::: INPUT RECORDS

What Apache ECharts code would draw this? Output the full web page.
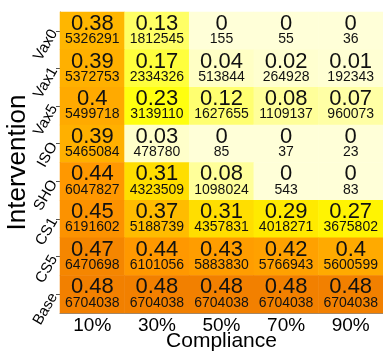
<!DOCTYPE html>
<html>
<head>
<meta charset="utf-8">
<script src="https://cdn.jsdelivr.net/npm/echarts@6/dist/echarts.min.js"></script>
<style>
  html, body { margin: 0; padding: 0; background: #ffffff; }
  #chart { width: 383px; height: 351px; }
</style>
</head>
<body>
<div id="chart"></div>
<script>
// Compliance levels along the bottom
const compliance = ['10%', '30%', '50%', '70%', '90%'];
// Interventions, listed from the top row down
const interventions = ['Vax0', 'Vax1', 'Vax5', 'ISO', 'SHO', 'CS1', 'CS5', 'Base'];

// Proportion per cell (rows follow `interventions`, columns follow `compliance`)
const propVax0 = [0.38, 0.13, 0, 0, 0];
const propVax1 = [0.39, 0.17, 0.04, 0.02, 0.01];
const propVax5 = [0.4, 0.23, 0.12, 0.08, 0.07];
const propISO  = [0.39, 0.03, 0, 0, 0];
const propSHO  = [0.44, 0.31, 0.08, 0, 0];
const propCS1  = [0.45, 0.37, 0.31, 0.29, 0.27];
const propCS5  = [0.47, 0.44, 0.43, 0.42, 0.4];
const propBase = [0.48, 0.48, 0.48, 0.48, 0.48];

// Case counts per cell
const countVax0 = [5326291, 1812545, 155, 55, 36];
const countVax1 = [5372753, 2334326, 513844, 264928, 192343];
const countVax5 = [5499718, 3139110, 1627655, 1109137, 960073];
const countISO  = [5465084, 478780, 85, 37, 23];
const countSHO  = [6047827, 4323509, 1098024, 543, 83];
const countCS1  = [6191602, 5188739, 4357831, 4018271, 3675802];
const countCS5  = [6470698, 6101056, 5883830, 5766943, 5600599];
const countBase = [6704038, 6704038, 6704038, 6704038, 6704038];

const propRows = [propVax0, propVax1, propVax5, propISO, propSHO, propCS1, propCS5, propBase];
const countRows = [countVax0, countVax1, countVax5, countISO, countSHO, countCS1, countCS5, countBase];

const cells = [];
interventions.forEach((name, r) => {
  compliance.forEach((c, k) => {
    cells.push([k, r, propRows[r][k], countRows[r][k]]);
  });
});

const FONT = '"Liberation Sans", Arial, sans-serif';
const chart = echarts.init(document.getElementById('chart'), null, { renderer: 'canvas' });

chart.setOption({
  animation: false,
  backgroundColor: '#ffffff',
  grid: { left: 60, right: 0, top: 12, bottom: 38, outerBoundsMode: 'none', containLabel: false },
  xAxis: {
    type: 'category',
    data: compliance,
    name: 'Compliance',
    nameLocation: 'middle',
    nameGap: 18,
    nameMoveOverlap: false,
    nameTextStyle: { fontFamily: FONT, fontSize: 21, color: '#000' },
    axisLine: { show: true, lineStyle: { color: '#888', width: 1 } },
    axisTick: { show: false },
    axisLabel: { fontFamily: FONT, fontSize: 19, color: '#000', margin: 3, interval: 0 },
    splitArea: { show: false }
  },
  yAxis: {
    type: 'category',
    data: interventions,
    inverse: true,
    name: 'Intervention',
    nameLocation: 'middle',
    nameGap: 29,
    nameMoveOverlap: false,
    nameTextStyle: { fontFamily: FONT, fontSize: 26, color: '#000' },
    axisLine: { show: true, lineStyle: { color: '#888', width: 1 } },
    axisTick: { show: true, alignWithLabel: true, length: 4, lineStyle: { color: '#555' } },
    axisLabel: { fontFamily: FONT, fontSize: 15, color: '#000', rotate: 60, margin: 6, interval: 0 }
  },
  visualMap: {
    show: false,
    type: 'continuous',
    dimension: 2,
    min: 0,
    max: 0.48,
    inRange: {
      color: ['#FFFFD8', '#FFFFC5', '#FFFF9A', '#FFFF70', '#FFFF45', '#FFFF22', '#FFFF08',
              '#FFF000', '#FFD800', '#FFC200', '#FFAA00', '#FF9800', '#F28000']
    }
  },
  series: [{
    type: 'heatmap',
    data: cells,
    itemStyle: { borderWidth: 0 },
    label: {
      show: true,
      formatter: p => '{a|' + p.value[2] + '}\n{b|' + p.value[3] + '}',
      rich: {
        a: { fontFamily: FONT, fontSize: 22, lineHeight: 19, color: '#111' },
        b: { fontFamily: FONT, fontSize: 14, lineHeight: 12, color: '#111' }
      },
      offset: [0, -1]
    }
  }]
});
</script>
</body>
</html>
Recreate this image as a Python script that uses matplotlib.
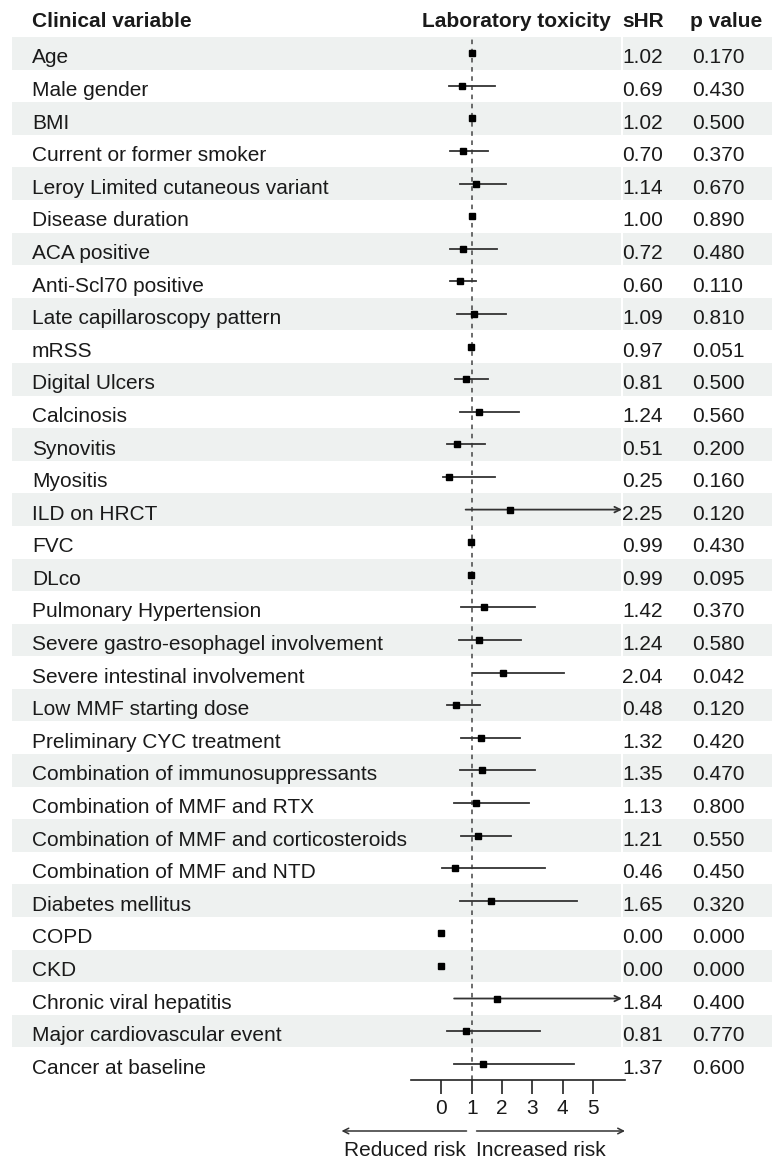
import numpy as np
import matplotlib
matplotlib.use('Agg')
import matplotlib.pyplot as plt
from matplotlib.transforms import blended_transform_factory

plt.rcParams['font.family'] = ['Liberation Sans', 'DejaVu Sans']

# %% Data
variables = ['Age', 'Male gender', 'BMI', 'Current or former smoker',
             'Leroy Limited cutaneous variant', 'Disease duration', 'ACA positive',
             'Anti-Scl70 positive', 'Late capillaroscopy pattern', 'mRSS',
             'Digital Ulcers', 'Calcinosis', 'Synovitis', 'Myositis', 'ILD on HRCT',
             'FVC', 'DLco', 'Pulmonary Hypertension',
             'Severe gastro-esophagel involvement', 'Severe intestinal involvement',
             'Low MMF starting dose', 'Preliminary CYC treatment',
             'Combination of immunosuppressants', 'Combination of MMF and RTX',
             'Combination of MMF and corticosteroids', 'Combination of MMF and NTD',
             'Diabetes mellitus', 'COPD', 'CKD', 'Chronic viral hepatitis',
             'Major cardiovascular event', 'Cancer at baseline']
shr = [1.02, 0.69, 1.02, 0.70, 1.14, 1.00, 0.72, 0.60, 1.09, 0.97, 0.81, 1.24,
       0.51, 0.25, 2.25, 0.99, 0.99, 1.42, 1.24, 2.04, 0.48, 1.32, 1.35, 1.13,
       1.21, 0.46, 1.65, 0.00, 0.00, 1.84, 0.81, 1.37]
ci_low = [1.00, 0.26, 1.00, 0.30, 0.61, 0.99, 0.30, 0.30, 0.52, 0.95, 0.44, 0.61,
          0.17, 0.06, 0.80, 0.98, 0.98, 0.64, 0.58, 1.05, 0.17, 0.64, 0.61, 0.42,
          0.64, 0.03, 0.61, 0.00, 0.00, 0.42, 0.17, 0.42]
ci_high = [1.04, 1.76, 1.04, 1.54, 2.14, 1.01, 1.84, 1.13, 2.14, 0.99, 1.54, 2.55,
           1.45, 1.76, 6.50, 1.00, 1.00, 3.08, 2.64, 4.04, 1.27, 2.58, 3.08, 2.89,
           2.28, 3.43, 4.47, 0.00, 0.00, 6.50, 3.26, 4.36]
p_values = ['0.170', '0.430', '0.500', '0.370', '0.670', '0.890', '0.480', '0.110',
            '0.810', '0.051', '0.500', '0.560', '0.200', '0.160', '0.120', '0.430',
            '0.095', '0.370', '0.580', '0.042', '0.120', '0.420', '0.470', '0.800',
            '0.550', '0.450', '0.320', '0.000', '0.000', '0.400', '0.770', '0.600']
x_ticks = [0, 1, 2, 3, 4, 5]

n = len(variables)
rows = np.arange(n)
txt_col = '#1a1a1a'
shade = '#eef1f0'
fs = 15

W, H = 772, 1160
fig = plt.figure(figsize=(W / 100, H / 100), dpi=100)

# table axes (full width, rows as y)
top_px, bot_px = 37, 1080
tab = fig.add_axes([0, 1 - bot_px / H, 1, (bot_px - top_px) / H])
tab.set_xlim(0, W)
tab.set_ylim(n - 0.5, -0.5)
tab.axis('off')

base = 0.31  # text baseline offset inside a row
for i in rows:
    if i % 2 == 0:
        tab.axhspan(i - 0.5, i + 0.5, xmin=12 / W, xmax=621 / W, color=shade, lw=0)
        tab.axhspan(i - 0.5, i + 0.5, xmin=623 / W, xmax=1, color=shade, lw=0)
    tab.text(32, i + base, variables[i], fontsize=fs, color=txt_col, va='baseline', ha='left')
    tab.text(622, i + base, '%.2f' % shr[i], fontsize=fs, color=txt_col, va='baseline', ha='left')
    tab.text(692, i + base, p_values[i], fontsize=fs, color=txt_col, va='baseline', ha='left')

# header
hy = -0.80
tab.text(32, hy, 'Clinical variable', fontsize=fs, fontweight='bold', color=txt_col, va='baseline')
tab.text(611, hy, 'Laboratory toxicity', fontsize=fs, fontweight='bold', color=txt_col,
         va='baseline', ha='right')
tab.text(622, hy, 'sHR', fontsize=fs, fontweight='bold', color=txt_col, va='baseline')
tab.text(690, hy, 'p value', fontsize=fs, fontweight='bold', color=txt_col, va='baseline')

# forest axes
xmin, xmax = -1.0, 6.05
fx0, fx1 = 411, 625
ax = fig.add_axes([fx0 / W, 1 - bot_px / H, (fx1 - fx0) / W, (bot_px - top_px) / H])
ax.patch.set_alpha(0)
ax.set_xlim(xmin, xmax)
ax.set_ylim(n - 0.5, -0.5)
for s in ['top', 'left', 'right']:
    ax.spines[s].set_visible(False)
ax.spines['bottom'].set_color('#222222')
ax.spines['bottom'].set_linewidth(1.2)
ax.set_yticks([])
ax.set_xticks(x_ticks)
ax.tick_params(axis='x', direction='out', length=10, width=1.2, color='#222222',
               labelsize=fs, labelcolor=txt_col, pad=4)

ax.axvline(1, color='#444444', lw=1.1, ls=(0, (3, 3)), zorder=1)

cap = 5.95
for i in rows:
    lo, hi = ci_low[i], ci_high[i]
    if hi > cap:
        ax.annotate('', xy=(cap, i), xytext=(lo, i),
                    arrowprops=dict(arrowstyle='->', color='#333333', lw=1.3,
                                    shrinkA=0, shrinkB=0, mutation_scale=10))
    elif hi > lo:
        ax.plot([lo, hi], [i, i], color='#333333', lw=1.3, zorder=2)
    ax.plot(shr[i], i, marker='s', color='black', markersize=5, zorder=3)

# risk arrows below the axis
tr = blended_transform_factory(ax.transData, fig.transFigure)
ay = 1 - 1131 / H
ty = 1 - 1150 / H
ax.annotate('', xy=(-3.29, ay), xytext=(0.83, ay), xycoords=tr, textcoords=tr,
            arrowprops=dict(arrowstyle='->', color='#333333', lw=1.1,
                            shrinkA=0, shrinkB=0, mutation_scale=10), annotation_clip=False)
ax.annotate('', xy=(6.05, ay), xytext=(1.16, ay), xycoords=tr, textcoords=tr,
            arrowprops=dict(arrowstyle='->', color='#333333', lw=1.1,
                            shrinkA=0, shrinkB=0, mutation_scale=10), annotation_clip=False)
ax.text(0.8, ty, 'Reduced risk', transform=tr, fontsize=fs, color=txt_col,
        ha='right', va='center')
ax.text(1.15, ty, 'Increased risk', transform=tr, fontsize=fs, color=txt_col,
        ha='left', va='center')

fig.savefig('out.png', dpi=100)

::::::

== SHORT TASK ==
Write out an exact copy of the listing, first line through the line containing "['Vax0', 'Vax1', 'Vax5', 'ISO', 'SHO', 'CS1', 'CS5', 'Base'];", with the pictures left out.

== WRITTEN RESPONSE ==
What Apache ECharts code would draw this? Output the full web page.
<!DOCTYPE html>
<html>
<head>
<meta charset="utf-8">
<script src="https://cdn.jsdelivr.net/npm/echarts@6/dist/echarts.min.js"></script>
<style>
  html, body { margin: 0; padding: 0; background: #ffffff; }
  #chart { width: 383px; height: 351px; }
</style>
</head>
<body>
<div id="chart"></div>
<script>
// Compliance levels along the bottom
const compliance = ['10%', '30%', '50%', '70%', '90%'];
// Interventions, listed from the top row down
const interventions = ['Vax0', 'Vax1', 'Vax5', 'ISO', 'SHO', 'CS1', 'CS5', 'Base'];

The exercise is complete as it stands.